━━━ Supplied data ━━━

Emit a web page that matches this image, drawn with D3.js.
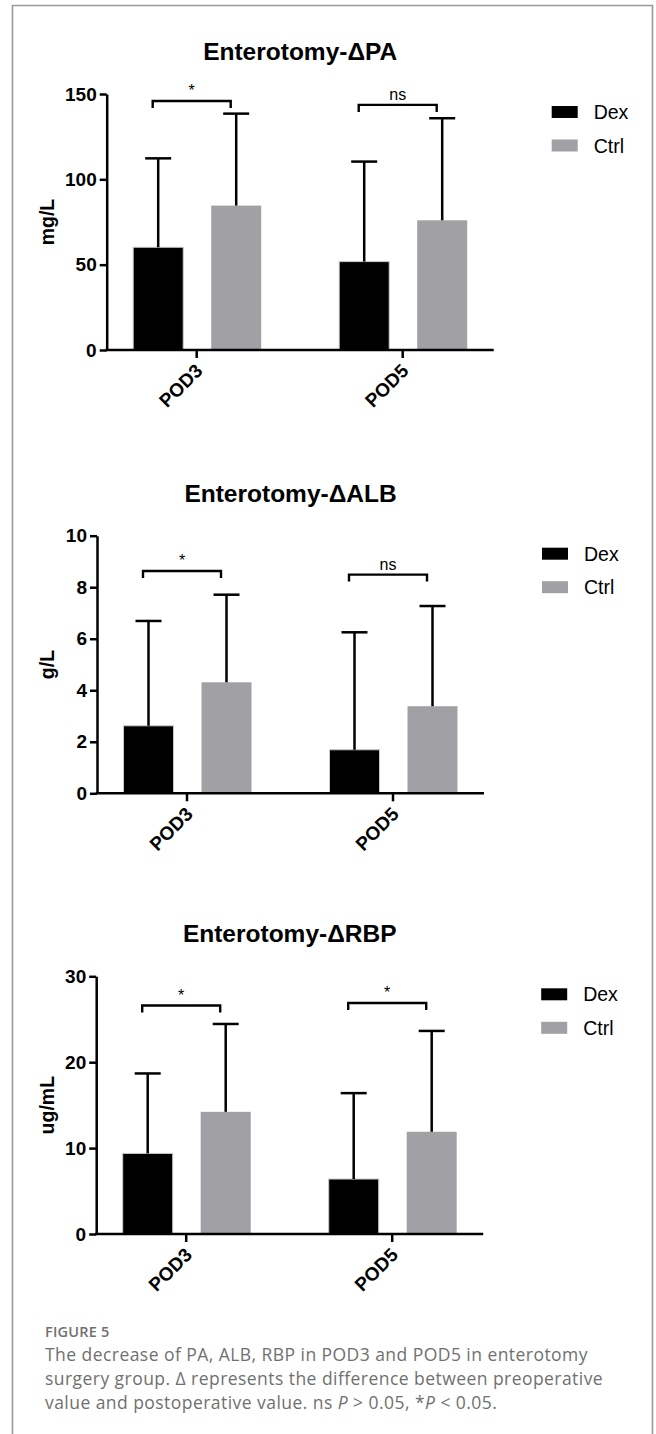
<!DOCTYPE html>
<html><head><meta charset="utf-8">
<script src="https://cdn.jsdelivr.net/npm/d3@7"></script>
<style>body{margin:0;background:#fff}svg{display:block}</style>
</head><body>
<script>
// ---------- data ----------
const categories = ["POD3", "POD5"];
const groups = ["Dex", "Ctrl"];
const titles = ["Enterotomy-ΔPA", "Enterotomy-ΔALB", "Enterotomy-ΔRBP"];
const yLabels = ["mg/L", "g/L", "ug/mL"];
const yMax = [150, 10, 30];
const yTicks = [[0, 50, 100, 150], [0, 2, 4, 6, 8, 10], [0, 10, 20, 30]];

const paDex = [60.2, 51.8],  paDexSD = [52.1, 58.6];
const paCtrl = [84.6, 76.0], paCtrlSD = [53.9, 59.8];
const albDex = [2.62, 1.69], albDexSD = [4.07, 4.56];
const albCtrl = [4.31, 3.38], albCtrlSD = [3.40, 3.89];
const rbpDex = [9.38, 6.40], rbpDexSD = [9.31, 10.0];
const rbpCtrl = [14.22, 11.9], rbpCtrlSD = [10.23, 11.74];

const sigLabels = [["*", "ns"], ["*", "ns"], ["*", "*"]];
const sigHeights = [[145.9, 143.6], [8.63, 8.49], [26.6, 26.9]];

const captionHead = "FIGURE 5";

// ---------- build ----------
const series = [
  { Dex: paDex, DexSD: paDexSD, Ctrl: paCtrl, CtrlSD: paCtrlSD },
  { Dex: albDex, DexSD: albDexSD, Ctrl: albCtrl, CtrlSD: albCtrlSD },
  { Dex: rbpDex, DexSD: rbpDexSD, Ctrl: rbpCtrl, CtrlSD: rbpCtrlSD }
];
const colors = { Dex: "#000000", Ctrl: "#a1a1a5" };
const panels = [
  { left: 106.7, top: 94, bottom: 350 },
  { left: 97, top: 535.7, bottom: 793.3 },
  { left: 96.2, top: 976.3, bottom: 1234 }
];
const FONT = "'Liberation Sans', Arial, Helvetica, sans-serif";

const svg = d3.select("body").append("svg")
  .attr("width", 656).attr("height", 1434)
  .attr("font-family", FONT);

// frame
svg.append("path")
  .attr("d", "M12.5,1434 V5.5 H652.5 V1434")
  .attr("fill", "none").attr("stroke", "#9a9a9a").attr("stroke-width", 1.6);

panels.forEach((p, i) => {
  const g = svg.append("g");
  const axisW = 387;
  const x = d3.scaleBand().domain(categories).range([p.left - 13, p.left + 399]).padding(0);
  const xi = d3.scaleBand().domain(groups).range([-63.5, 64.5]).paddingInner(0.359);
  const y = d3.scaleLinear().domain([0, yMax[i]]).range([p.bottom, p.top]);
  const cx = c => x(c) + x.bandwidth() / 2;

  // title
  g.append("text").attr("x", p.left + axisW / 2).attr("y", p.top - 34)
    .attr("text-anchor", "middle").attr("font-weight", "bold").attr("font-size", 24.5)
    .text(titles[i]);

  // y label
  g.append("text")
    .attr("transform", `translate(54,${(p.top + p.bottom) / 2}) rotate(-90)`)
    .attr("text-anchor", "middle").attr("font-weight", "bold").attr("font-size", 19.5)
    .text(yLabels[i]);

  // bars
  const d = series[i];
  const rows = [];
  categories.forEach((c, ci) => groups.forEach(gr => rows.push({ c, gr, v: d[gr][ci], sd: d[gr + "SD"][ci] })));

  g.selectAll("rect.bar").data(rows).join("rect").attr("class", "bar")
    .attr("x", r => cx(r.c) + xi(r.gr))
    .attr("width", xi.bandwidth())
    .attr("y", r => y(r.v))
    .attr("height", r => y(0) - y(r.v))
    .attr("fill", r => colors[r.gr])
    .attr("stroke", r => r.gr === "Dex" ? "#c8c8c8" : "none").attr("stroke-width", 1);

  // error bars
  const eb = g.selectAll("g.eb").data(rows).join("g").attr("class", "eb")
    .attr("transform", r => `translate(${cx(r.c) + xi(r.gr) + xi.bandwidth() / 2},0)`);
  eb.append("line").attr("x1", 0).attr("x2", 0)
    .attr("y1", r => y(r.v)).attr("y2", r => y(r.v + r.sd))
    .attr("stroke", "#000").attr("stroke-width", 2.5);
  eb.append("line").attr("x1", -13).attr("x2", 13)
    .attr("y1", r => y(r.v + r.sd)).attr("y2", r => y(r.v + r.sd))
    .attr("stroke", "#000").attr("stroke-width", 2.5);

  // significance brackets
  categories.forEach((c, ci) => {
    const by = y(sigHeights[i][ci]);
    const mid = cx(c) - 5;
    g.append("path")
      .attr("d", `M${mid - 39},${by + 7} V${by} H${mid + 39} V${by + 7}`)
      .attr("fill", "none").attr("stroke", "#000").attr("stroke-width", 2.4);
    g.append("text").attr("x", mid).attr("y", by - 5)
      .attr("text-anchor", "middle").attr("font-size", 16)
      .text(sigLabels[i][ci]);
  });

  // y axis
  const ya = g.append("g").attr("transform", `translate(${p.left},0)`)
    .call(d3.axisLeft(y).tickValues(yTicks[i]).tickSize(7).tickSizeOuter(0).tickPadding(3));
  ya.select(".domain").attr("stroke-width", 2.5);
  ya.selectAll(".tick line").attr("stroke-width", 2.5);
  ya.selectAll(".tick text").attr("font-family", FONT).attr("font-weight", "bold")
    .attr("font-size", 19).attr("fill", "#000");

  // x axis
  g.append("line").attr("x1", p.left - 1.25).attr("x2", p.left + axisW)
    .attr("y1", y(0)).attr("y2", y(0)).attr("stroke", "#000").attr("stroke-width", 2.5);
  const xa = g.append("g").attr("transform", `translate(0,${y(0)})`)
    .call(d3.axisBottom(x).tickSize(8).tickSizeOuter(0));
  xa.select(".domain").remove();
  xa.selectAll(".tick line").attr("stroke-width", 2.5);
  xa.selectAll(".tick text")
    .attr("x", null).attr("y", null).attr("dy", null)
    .attr("transform", "translate(7,22) rotate(-45)")
    .attr("text-anchor", "end")
    .attr("font-family", FONT).attr("font-weight", "bold").attr("font-size", 19).attr("fill", "#000");

  // legend
  const lx = p.left + axisW + 58;
  groups.forEach((gr, gi) => {
    const ry = p.top + 12 + gi * 33.5;
    g.append("rect").attr("x", lx).attr("y", ry).attr("width", 26).attr("height", 12)
      .attr("fill", colors[gr]);
    g.append("text").attr("x", lx + 42).attr("y", ry + 6 + 7)
      .attr("font-size", 19.5).text(gr);
  });
});

// caption
const cap = svg.append("g").attr("font-family", "'Open Sans', 'Noto Sans', sans-serif").attr("fill", "#707070");
cap.append("text").attr("x", 45).attr("y", 1337).attr("font-size", 14.5).attr("font-weight", 600)
  .attr("letter-spacing", 0.2).text(captionHead);
const lines = [
  [["The decrease of PA, ALB, RBP in POD3 and POD5 in enterotomy", false]],
  [["surgery group. Δ represents the difference between preoperative", false]],
  [["value and postoperative value. ns ", false], ["P", true], [" > 0.05, *", false], ["P", true], [" < 0.05.", false]]
];
lines.forEach((ln, li) => {
  const t = cap.append("text").attr("x", 45).attr("y", 1361 + li * 24)
    .attr("font-size", 17.5).attr("letter-spacing", 0.45);
  ln.forEach(([s, it]) => t.append("tspan").attr("font-style", it ? "italic" : "normal").text(s));
});
</script>
</body></html>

━━━

Could you repeat all of the material exactly? Pictures should not be copied.

Emit a web page that matches this image, drawn with D3.js.
<!DOCTYPE html>
<html><head><meta charset="utf-8">
<script src="https://cdn.jsdelivr.net/npm/d3@7"></script>
<style>body{margin:0;background:#fff}svg{display:block}</style>
</head><body>
<script>
// ---------- data ----------
const categories = ["POD3", "POD5"];
const groups = ["Dex", "Ctrl"];
const titles = ["Enterotomy-ΔPA", "Enterotomy-ΔALB", "Enterotomy-ΔRBP"];
const yLabels = ["mg/L", "g/L", "ug/mL"];
const yMax = [150, 10, 30];
const yTicks = [[0, 50, 100, 150], [0, 2, 4, 6, 8, 10], [0, 10, 20, 30]];

const paDex = [60.2, 51.8],  paDexSD = [52.1, 58.6];
const paCtrl = [84.6, 76.0], paCtrlSD = [53.9, 59.8];
const albDex = [2.62, 1.69], albDexSD = [4.07, 4.56];
const albCtrl = [4.31, 3.38], albCtrlSD = [3.40, 3.89];
const rbpDex = [9.38, 6.40], rbpDexSD = [9.31, 10.0];
const rbpCtrl = [14.22, 11.9], rbpCtrlSD = [10.23, 11.74];

const sigLabels = [["*", "ns"], ["*", "ns"], ["*", "*"]];
const sigHeights = [[145.9, 143.6], [8.63, 8.49], [26.6, 26.9]];

const captionHead = "FIGURE 5";

// ---------- build ----------
const series = [
  { Dex: paDex, DexSD: paDexSD, Ctrl: paCtrl, CtrlSD: paCtrlSD },
  { Dex: albDex, DexSD: albDexSD, Ctrl: albCtrl, CtrlSD: albCtrlSD },
  { Dex: rbpDex, DexSD: rbpDexSD, Ctrl: rbpCtrl, CtrlSD: rbpCtrlSD }
];
const colors = { Dex: "#000000", Ctrl: "#a1a1a5" };
const panels = [
  { left: 106.7, top: 94, bottom: 350 },
  { left: 97, top: 535.7, bottom: 793.3 },
  { left: 96.2, top: 976.3, bottom: 1234 }
];
const FONT = "'Liberation Sans', Arial, Helvetica, sans-serif";

const svg = d3.select("body").append("svg")
  .attr("width", 656).attr("height", 1434)
  .attr("font-family", FONT);

// frame
svg.append("path")
  .attr("d", "M12.5,1434 V5.5 H652.5 V1434")
  .attr("fill", "none").attr("stroke", "#9a9a9a").attr("stroke-width", 1.6);

panels.forEach((p, i) => {
  const g = svg.append("g");
  const axisW = 387;
  const x = d3.scaleBand().domain(categories).range([p.left - 13, p.left + 399]).padding(0);
  const xi = d3.scaleBand().domain(groups).range([-63.5, 64.5]).paddingInner(0.359);
  const y = d3.scaleLinear().domain([0, yMax[i]]).range([p.bottom, p.top]);
  const cx = c => x(c) + x.bandwidth() / 2;

  // title
  g.append("text").attr("x", p.left + axisW / 2).attr("y", p.top - 34)
    .attr("text-anchor", "middle").attr("font-weight", "bold").attr("font-size", 24.5)
    .text(titles[i]);

  // y label
  g.append("text")
    .attr("transform", `translate(54,${(p.top + p.bottom) / 2}) rotate(-90)`)
    .attr("text-anchor", "middle").attr("font-weight", "bold").attr("font-size", 19.5)
    .text(yLabels[i]);

  // bars
  const d = series[i];
  const rows = [];
  categories.forEach((c, ci) => groups.forEach(gr => rows.push({ c, gr, v: d[gr][ci], sd: d[gr + "SD"][ci] })));

  g.selectAll("rect.bar").data(rows).join("rect").attr("class", "bar")
    .attr("x", r => cx(r.c) + xi(r.gr))
    .attr("width", xi.bandwidth())
    .attr("y", r => y(r.v))
    .attr("height", r => y(0) - y(r.v))
    .attr("fill", r => colors[r.gr])
    .attr("stroke", r => r.gr === "Dex" ? "#c8c8c8" : "none").attr("stroke-width", 1);

  // error bars
  const eb = g.selectAll("g.eb").data(rows).join("g").attr("class", "eb")
    .attr("transform", r => `translate(${cx(r.c) + xi(r.gr) + xi.bandwidth() / 2},0)`);
  eb.append("line").attr("x1", 0).attr("x2", 0)
    .attr("y1", r => y(r.v)).attr("y2", r => y(r.v + r.sd))
    .attr("stroke", "#000").attr("stroke-width", 2.5);
  eb.append("line").attr("x1", -13).attr("x2", 13)
    .attr("y1", r => y(r.v + r.sd)).attr("y2", r => y(r.v + r.sd))
    .attr("stroke", "#000").attr("stroke-width", 2.5);

  // significance brackets
  categories.forEach((c, ci) => {
    const by = y(sigHeights[i][ci]);
    const mid = cx(c) - 5;
    g.append("path")
      .attr("d", `M${mid - 39},${by + 7} V${by} H${mid + 39} V${by + 7}`)
      .attr("fill", "none").attr("stroke", "#000").attr("stroke-width", 2.4);
    g.append("text").attr("x", mid).attr("y", by - 5)
      .attr("text-anchor", "middle").attr("font-size", 16)
      .text(sigLabels[i][ci]);
  });

  // y axis
  const ya = g.append("g").attr("transform", `translate(${p.left},0)`)
    .call(d3.axisLeft(y).tickValues(yTicks[i]).tickSize(7).tickSizeOuter(0).tickPadding(3));
  ya.select(".domain").attr("stroke-width", 2.5);
  ya.selectAll(".tick line").attr("stroke-width", 2.5);
  ya.selectAll(".tick text").attr("font-family", FONT).attr("font-weight", "bold")
    .attr("font-size", 19).attr("fill", "#000");

  // x axis
  g.append("line").attr("x1", p.left - 1.25).attr("x2", p.left + axisW)
    .attr("y1", y(0)).attr("y2", y(0)).attr("stroke", "#000").attr("stroke-width", 2.5);
  const xa = g.append("g").attr("transform", `translate(0,${y(0)})`)
    .call(d3.axisBottom(x).tickSize(8).tickSizeOuter(0));
  xa.select(".domain").remove();
  xa.selectAll(".tick line").attr("stroke-width", 2.5);
  xa.selectAll(".tick text")
    .attr("x", null).attr("y", null).attr("dy", null)
    .attr("transform", "translate(7,22) rotate(-45)")
    .attr("text-anchor", "end")
    .attr("font-family", FONT).attr("font-weight", "bold").attr("font-size", 19).attr("fill", "#000");

  // legend
  const lx = p.left + axisW + 58;
  groups.forEach((gr, gi) => {
    const ry = p.top + 12 + gi * 33.5;
    g.append("rect").attr("x", lx).attr("y", ry).attr("width", 26).attr("height", 12)
      .attr("fill", colors[gr]);
    g.append("text").attr("x", lx + 42).attr("y", ry + 6 + 7)
      .attr("font-size", 19.5).text(gr);
  });
});

// caption
const cap = svg.append("g").attr("font-family", "'Open Sans', 'Noto Sans', sans-serif").attr("fill", "#707070");
cap.append("text").attr("x", 45).attr("y", 1337).attr("font-size", 14.5).attr("font-weight", 600)
  .attr("letter-spacing", 0.2).text(captionHead);
const lines = [
  [["The decrease of PA, ALB, RBP in POD3 and POD5 in enterotomy", false]],
  [["surgery group. Δ represents the difference between preoperative", false]],
  [["value and postoperative value. ns ", false], ["P", true], [" > 0.05, *", false], ["P", true], [" < 0.05.", false]]
];
lines.forEach((ln, li) => {
  const t = cap.append("text").attr("x", 45).attr("y", 1361 + li * 24)
    .attr("font-size", 17.5).attr("letter-spacing", 0.45);
  ln.forEach(([s, it]) => t.append("tspan").attr("font-style", it ? "italic" : "normal").text(s));
});
</script>
</body></html>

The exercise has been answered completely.